* **To do**
Pictures do not belong in the copy; quote every entry below exactly.

[Entries with chart source code]
****************
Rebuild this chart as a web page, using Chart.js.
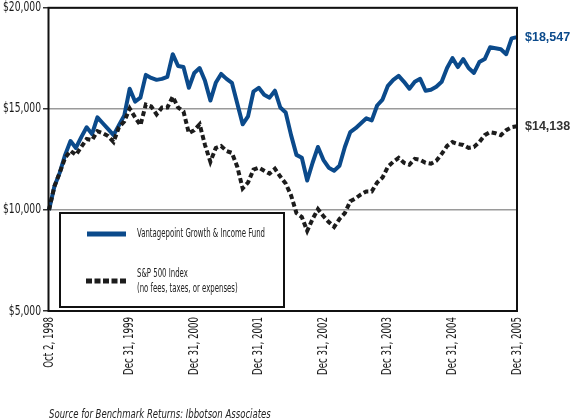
<!DOCTYPE html>
<html>
<head>
<meta charset="utf-8">
<script src="https://cdn.jsdelivr.net/npm/chart.js@4.4.0/dist/chart.umd.min.js"></script>
<style>
  html, body { margin: 0; padding: 0; background: #fff; }
  #wrap { position: relative; width: 570px; height: 419px; }
  #source {
    position: absolute; left: 49px; top: 407px;
    font: italic 12px 'DejaVu Sans Condensed', 'Liberation Sans Narrow', sans-serif;
    color: #222; white-space: nowrap;
    transform: scaleX(0.79); transform-origin: left center;
  }
</style>
</head>
<body>
<div id="wrap">
  <canvas id="chart" width="570" height="419"></canvas>
  <div id="source">Source for Benchmark Returns: Ibbotson Associates</div>
</div>
<script>
// month-end values, Oct 2 1998 start through Dec 31 2005
const fundValues = [
  10000, 11160, 11845, 12724, 13408, 13066, 13603, 14092, 13750, 14580,
  14287, 13994, 13700, 14189, 14677, 15996, 15361, 15556, 16680, 16533,
  16435, 16484, 16582, 17705, 17119, 17070, 16045, 16777, 17021, 16386,
  15410, 16289, 16728, 16484, 16289, 15263, 14238, 14629, 15849, 16045,
  15703, 15556, 15898, 15068, 14824, 13701, 12724, 12578, 11455, 12334,
  13115, 12480, 12089, 11943, 12187, 13115, 13847, 14043, 14287, 14531,
  14433, 15166, 15459, 16142, 16435, 16631, 16338, 15996, 16338, 16484,
  15898, 15947, 16094, 16338, 17021, 17510, 17070, 17461, 17021, 16777,
  17314, 17461, 18047, 17998, 17949, 17705, 18486, 18547
];
const spValues = [
  10000, 11162, 11845, 12578, 12920, 12724, 13115, 13506, 13457, 13896,
  13798, 13652, 13359, 14092, 14385, 15019, 14580, 14189, 15215, 15117,
  14726, 15068, 15068, 15605, 15068, 14873, 13799, 13945, 14238, 13213,
  12383, 13066, 13164, 12920, 12822, 12138, 11064, 11357, 11992, 12089,
  11943, 11797, 12041, 11650, 11308, 10722, 9843, 9648, 8964, 9550,
  10039, 9697, 9404, 9160, 9550, 9843, 10430, 10576, 10771, 10918,
  10918, 11357, 11601, 12138, 12383, 12578, 12334, 12236, 12529, 12480,
  12334, 12285, 12431, 12773, 13164, 13359, 13262, 13213, 13066, 13115,
  13359, 13701, 13847, 13798, 13701, 13945, 14092, 14138
];
const tickDates = ['Oct 2, 1998', 'Dec 31, 1999', 'Dec 31, 2000', 'Dec 31, 2001',
  'Dec 31, 2002', 'Dec 31, 2003', 'Dec 31, 2004', 'Dec 31, 2005'];
const seriesNames = ['Vantagepoint Growth & Income Fund', 'S&P 500 Index', '(no fees, taxes, or expenses)'];

const MON = ['Jan','Feb','Mar','Apr','May','Jun','Jul','Aug','Sep','Oct','Nov','Dec'];
const months = ['Oct 2, 1998'];
for (let k = 0; months.length < fundValues.length; k++) {
  const y = 1998 + Math.floor((9 + k) / 12), m = (9 + k) % 12;
  months.push(MON[m] + ' ' + new Date(y, m + 1, 0).getDate() + ', ' + y);
}

const BLUE = '#0b4a8b';
const DARK = '#1c1c1c';
const NARROW = "'DejaVu Sans Condensed', 'Liberation Sans Narrow', sans-serif";
const money = (v) => '$' + v.toLocaleString('en-US');

// the artwork uses a very condensed face, so squeeze text horizontally
function squeezeText(ctx, text, x, y, sx, rot) {
  ctx.save();
  ctx.translate(x, y);
  if (rot) ctx.rotate(rot);
  ctx.scale(sx, 1);
  ctx.fillText(text, 0, 0);
  ctx.restore();
}

const extras = {
  id: 'extras',
  afterDatasetsDraw(chart) {
    const { ctx, chartArea: a, scales } = chart;
    ctx.save();
    // frame
    ctx.strokeStyle = '#111';
    ctx.lineWidth = 2;
    ctx.strokeRect(a.left - 0.5, a.top, a.right - a.left + 0.5, a.bottom - a.top);

    // legend box
    ctx.fillStyle = '#fff';
    ctx.fillRect(60, 213, 224, 94);
    ctx.strokeRect(60, 213, 224, 94);
    ctx.lineWidth = 5;
    ctx.strokeStyle = BLUE;
    ctx.beginPath(); ctx.moveTo(87, 234); ctx.lineTo(126, 234); ctx.stroke();
    ctx.strokeStyle = DARK;
    ctx.setLineDash([6, 2.5]);
    ctx.beginPath(); ctx.moveTo(86, 281); ctx.lineTo(126, 281); ctx.stroke();
    ctx.setLineDash([]);
    ctx.fillStyle = '#222';
    ctx.font = '13px ' + NARROW;
    ctx.textBaseline = 'middle';
    const sx = Math.min(1, 128 / ctx.measureText(seriesNames[0]).width);
    squeezeText(ctx, seriesNames[0], 137, 234, sx);
    squeezeText(ctx, seriesNames[1], 137, 274, sx);
    squeezeText(ctx, seriesNames[2], 137, 289, sx);

    // y tick labels
    ctx.fillStyle = '#1a1a1a';
    ctx.font = '13.5px ' + NARROW;
    ctx.textAlign = 'right';
    const ysx = 38 / ctx.measureText(money(20000)).width;
    scales.y.ticks.forEach((t) => {
      squeezeText(ctx, money(t.value), a.left - 8, scales.y.getPixelForValue(t.value), ysx);
    });

    // x tick labels, rotated
    ctx.font = '13.5px ' + NARROW;
    const xsx = 58 / ctx.measureText('Dec 31, 1999').width;
    tickDates.forEach((d) => {
      const px = scales.x.getPixelForValue(months.indexOf(d));
      squeezeText(ctx, d, px, a.bottom + 6, xsx, -Math.PI / 2);
    });

    // end values
    ctx.font = "bold 12.5px 'Liberation Sans', Arial, sans-serif";
    ctx.textAlign = 'left';
    ctx.fillStyle = BLUE;
    const lastF = fundValues[fundValues.length - 1];
    ctx.fillText(money(lastF), a.right + 8, scales.y.getPixelForValue(lastF));
    ctx.fillStyle = '#333';
    const lastS = spValues[spValues.length - 1];
    ctx.fillText(money(lastS), a.right + 8, scales.y.getPixelForValue(lastS));
    ctx.restore();
  }
};

new Chart(document.getElementById('chart'), {
  type: 'line',
  data: {
    labels: months,
    datasets: [
      {
        label: seriesNames[0], data: fundValues, order: 1,
        borderColor: BLUE, borderWidth: 4, pointRadius: 0, tension: 0,
        borderJoinStyle: 'round'
      },
      {
        label: seriesNames[1], data: spValues, order: 0,
        borderColor: DARK, borderWidth: 4, borderDash: [5, 3], pointRadius: 0, tension: 0
      }
    ]
  },
  options: {
    responsive: false,
    animation: false,
    layout: { padding: { top: 6, right: 53, left: 0, bottom: 0 } },
    plugins: { legend: { display: false }, tooltip: { enabled: false } },
    scales: {
      x: {
        grid: { display: false },
        border: { display: false },
        afterFit: (s) => { s.height = 108; },
        ticks: {
          autoSkip: false, minRotation: 90, maxRotation: 90,
          color: 'rgba(0,0,0,0)', font: { size: 8 },
          callback: (v, i) => tickDates.includes(months[i]) ? months[i] : null
        }
      },
      y: {
        min: 5000, max: 20000,
        afterFit: (s) => { s.width = 49; },
        border: { display: false },
        grid: { color: '#9a9a9a', lineWidth: 1.5, tickColor: '#333', tickLength: 6 },
        ticks: {
          stepSize: 5000, color: 'rgba(0,0,0,0)', font: { size: 8 },
          callback: (v) => money(v)
        }
      }
    }
  },
  plugins: [extras]
});
</script>
</body>
</html>
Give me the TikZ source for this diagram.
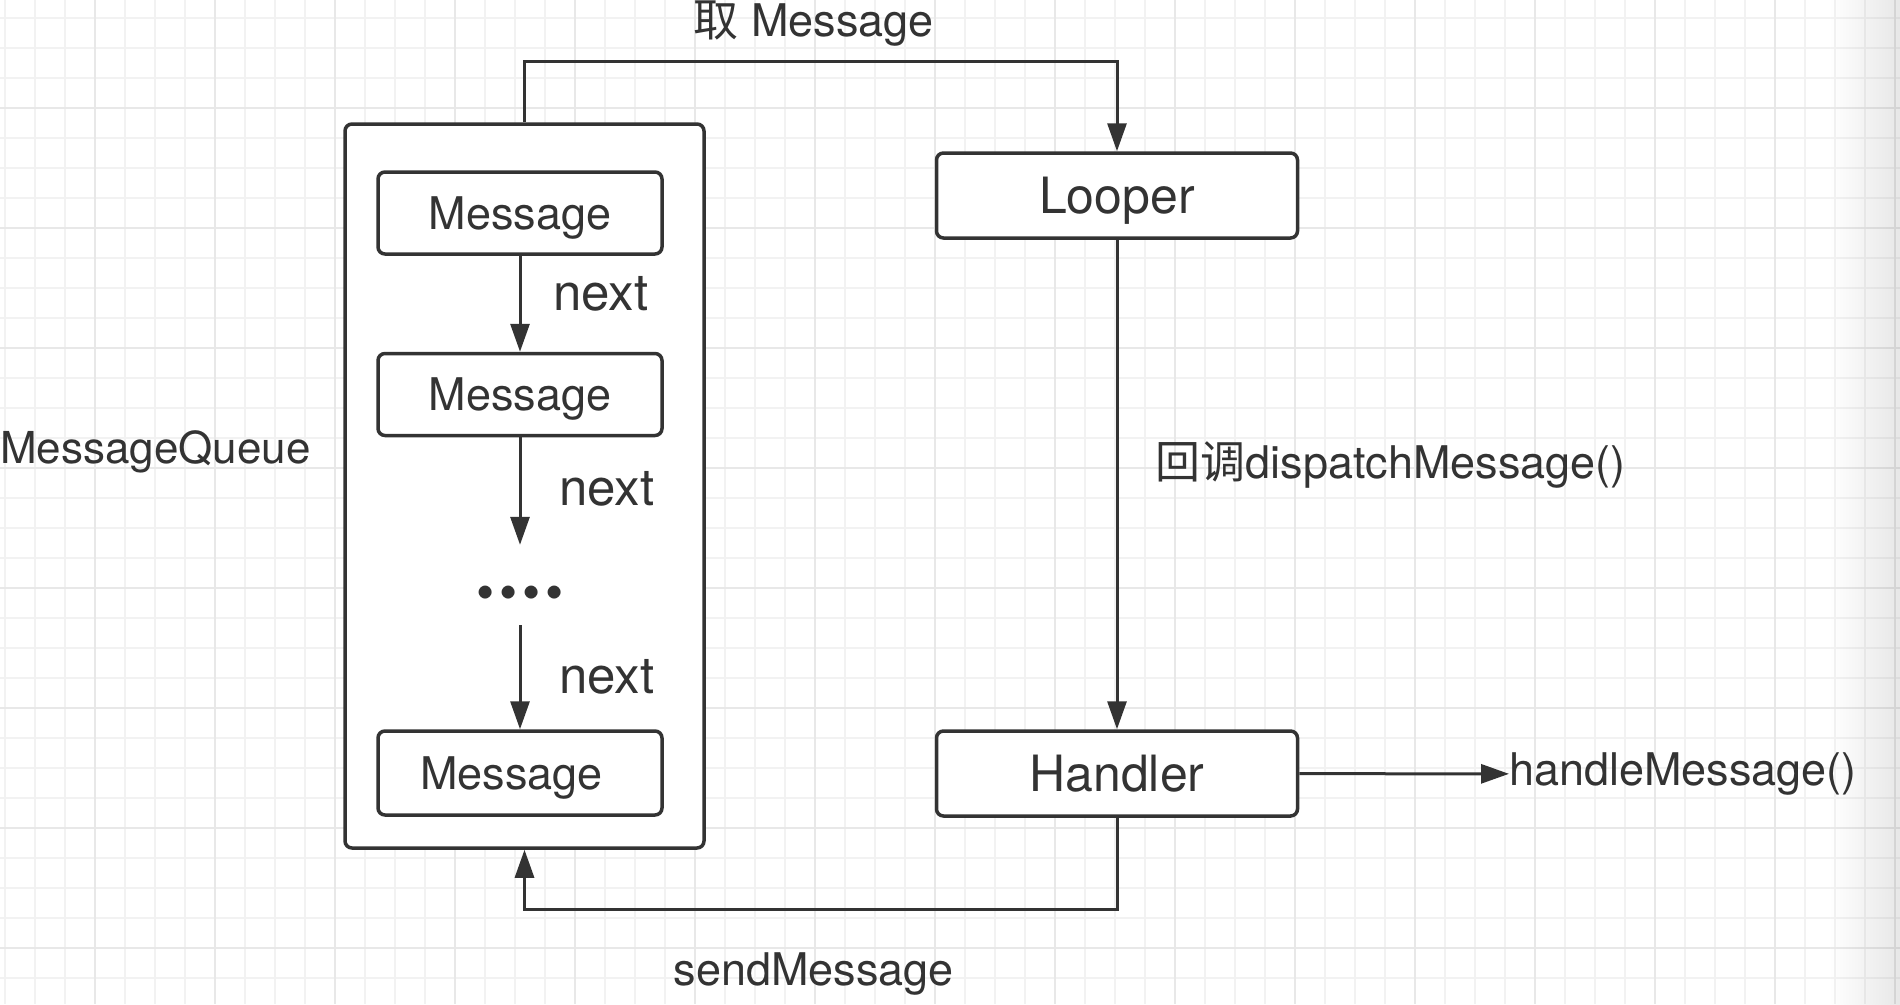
****************
* **Exercise solution**
Rebuild this chart as a web page, using Chart.js.
<!DOCTYPE html>
<html>
<head>
<meta charset="utf-8">
<script src="https://cdn.jsdelivr.net/npm/chart.js@4.4.0/dist/chart.umd.min.js"></script>
<style>
  html, body { margin: 0; padding: 0; background: #fff; }
  #wrap { position: relative; width: 570px; height: 419px; }
  #source {
    position: absolute; left: 49px; top: 407px;
    font: italic 12px 'DejaVu Sans Condensed', 'Liberation Sans Narrow', sans-serif;
    color: #222; white-space: nowrap;
    transform: scaleX(0.79); transform-origin: left center;
  }
</style>
</head>
<body>
<div id="wrap">
  <canvas id="chart" width="570" height="419"></canvas>
  <div id="source">Source for Benchmark Returns: Ibbotson Associates</div>
</div>
<script>
// month-end values, Oct 2 1998 start through Dec 31 2005
const fundValues = [
  10000, 11160, 11845, 12724, 13408, 13066, 13603, 14092, 13750, 14580,
  14287, 13994, 13700, 14189, 14677, 15996, 15361, 15556, 16680, 16533,
  16435, 16484, 16582, 17705, 17119, 17070, 16045, 16777, 17021, 16386,
  15410, 16289, 16728, 16484, 16289, 15263, 14238, 14629, 15849, 16045,
  15703, 15556, 15898, 15068, 14824, 13701, 12724, 12578, 11455, 12334,
  13115, 12480, 12089, 11943, 12187, 13115, 13847, 14043, 14287, 14531,
  14433, 15166, 15459, 16142, 16435, 16631, 16338, 15996, 16338, 16484,
  15898, 15947, 16094, 16338, 17021, 17510, 17070, 17461, 17021, 16777,
  17314, 17461, 18047, 17998, 17949, 17705, 18486, 18547
];
const spValues = [
  10000, 11162, 11845, 12578, 12920, 12724, 13115, 13506, 13457, 13896,
  13798, 13652, 13359, 14092, 14385, 15019, 14580, 14189, 15215, 15117,
  14726, 15068, 15068, 15605, 15068, 14873, 13799, 13945, 14238, 13213,
  12383, 13066, 13164, 12920, 12822, 12138, 11064, 11357, 11992, 12089,
  11943, 11797, 12041, 11650, 11308, 10722, 9843, 9648, 8964, 9550,
  10039, 9697, 9404, 9160, 9550, 9843, 10430, 10576, 10771, 10918,
  10918, 11357, 11601, 12138, 12383, 12578, 12334, 12236, 12529, 12480,
  12334, 12285, 12431, 12773, 13164, 13359, 13262, 13213, 13066, 13115,
  13359, 13701, 13847, 13798, 13701, 13945, 14092, 14138
];
const tickDates = ['Oct 2, 1998', 'Dec 31, 1999', 'Dec 31, 2000', 'Dec 31, 2001',
  'Dec 31, 2002', 'Dec 31, 2003', 'Dec 31, 2004', 'Dec 31, 2005'];
const seriesNames = ['Vantagepoint Growth & Income Fund', 'S&P 500 Index', '(no fees, taxes, or expenses)'];

const MON = ['Jan','Feb','Mar','Apr','May','Jun','Jul','Aug','Sep','Oct','Nov','Dec'];
const months = ['Oct 2, 1998'];
for (let k = 0; months.length < fundValues.length; k++) {
  const y = 1998 + Math.floor((9 + k) / 12), m = (9 + k) % 12;
  months.push(MON[m] + ' ' + new Date(y, m + 1, 0).getDate() + ', ' + y);
}

const BLUE = '#0b4a8b';
const DARK = '#1c1c1c';
const NARROW = "'DejaVu Sans Condensed', 'Liberation Sans Narrow', sans-serif";
const money = (v) => '$' + v.toLocaleString('en-US');

// the artwork uses a very condensed face, so squeeze text horizontally
function squeezeText(ctx, text, x, y, sx, rot) {
  ctx.save();
  ctx.translate(x, y);
  if (rot) ctx.rotate(rot);
  ctx.scale(sx, 1);
  ctx.fillText(text, 0, 0);
  ctx.restore();
}

const extras = {
  id: 'extras',
  afterDatasetsDraw(chart) {
    const { ctx, chartArea: a, scales } = chart;
    ctx.save();
    // frame
    ctx.strokeStyle = '#111';
    ctx.lineWidth = 2;
    ctx.strokeRect(a.left - 0.5, a.top, a.right - a.left + 0.5, a.bottom - a.top);

    // legend box
    ctx.fillStyle = '#fff';
    ctx.fillRect(60, 213, 224, 94);
    ctx.strokeRect(60, 213, 224, 94);
    ctx.lineWidth = 5;
    ctx.strokeStyle = BLUE;
    ctx.beginPath(); ctx.moveTo(87, 234); ctx.lineTo(126, 234); ctx.stroke();
    ctx.strokeStyle = DARK;
    ctx.setLineDash([6, 2.5]);
    ctx.beginPath(); ctx.moveTo(86, 281); ctx.lineTo(126, 281); ctx.stroke();
    ctx.setLineDash([]);
    ctx.fillStyle = '#222';
    ctx.font = '13px ' + NARROW;
    ctx.textBaseline = 'middle';
    const sx = Math.min(1, 128 / ctx.measureText(seriesNames[0]).width);
    squeezeText(ctx, seriesNames[0], 137, 234, sx);
    squeezeText(ctx, seriesNames[1], 137, 274, sx);
    squeezeText(ctx, seriesNames[2], 137, 289, sx);

    // y tick labels
    ctx.fillStyle = '#1a1a1a';
    ctx.font = '13.5px ' + NARROW;
    ctx.textAlign = 'right';
    const ysx = 38 / ctx.measureText(money(20000)).width;
    scales.y.ticks.forEach((t) => {
      squeezeText(ctx, money(t.value), a.left - 8, scales.y.getPixelForValue(t.value), ysx);
    });

    // x tick labels, rotated
    ctx.font = '13.5px ' + NARROW;
    const xsx = 58 / ctx.measureText('Dec 31, 1999').width;
    tickDates.forEach((d) => {
      const px = scales.x.getPixelForValue(months.indexOf(d));
      squeezeText(ctx, d, px, a.bottom + 6, xsx, -Math.PI / 2);
    });

    // end values
    ctx.font = "bold 12.5px 'Liberation Sans', Arial, sans-serif";
    ctx.textAlign = 'left';
    ctx.fillStyle = BLUE;
    const lastF = fundValues[fundValues.length - 1];
    ctx.fillText(money(lastF), a.right + 8, scales.y.getPixelForValue(lastF));
    ctx.fillStyle = '#333';
    const lastS = spValues[spValues.length - 1];
    ctx.fillText(money(lastS), a.right + 8, scales.y.getPixelForValue(lastS));
    ctx.restore();
  }
};

new Chart(document.getElementById('chart'), {
  type: 'line',
  data: {
    labels: months,
    datasets: [
      {
        label: seriesNames[0], data: fundValues, order: 1,
        borderColor: BLUE, borderWidth: 4, pointRadius: 0, tension: 0,
        borderJoinStyle: 'round'
      },
      {
        label: seriesNames[1], data: spValues, order: 0,
        borderColor: DARK, borderWidth: 4, borderDash: [5, 3], pointRadius: 0, tension: 0
      }
    ]
  },
  options: {
    responsive: false,
    animation: false,
    layout: { padding: { top: 6, right: 53, left: 0, bottom: 0 } },
    plugins: { legend: { display: false }, tooltip: { enabled: false } },
    scales: {
      x: {
        grid: { display: false },
        border: { display: false },
        afterFit: (s) => { s.height = 108; },
        ticks: {
          autoSkip: false, minRotation: 90, maxRotation: 90,
          color: 'rgba(0,0,0,0)', font: { size: 8 },
          callback: (v, i) => tickDates.includes(months[i]) ? months[i] : null
        }
      },
      y: {
        min: 5000, max: 20000,
        afterFit: (s) => { s.width = 49; },
        border: { display: false },
        grid: { color: '#9a9a9a', lineWidth: 1.5, tickColor: '#333', tickLength: 6 },
        ticks: {
          stepSize: 5000, color: 'rgba(0,0,0,0)', font: { size: 8 },
          callback: (v) => money(v)
        }
      }
    }
  },
  plugins: [extras]
});
</script>
</body>
</html>
Give me the TikZ source for this diagram.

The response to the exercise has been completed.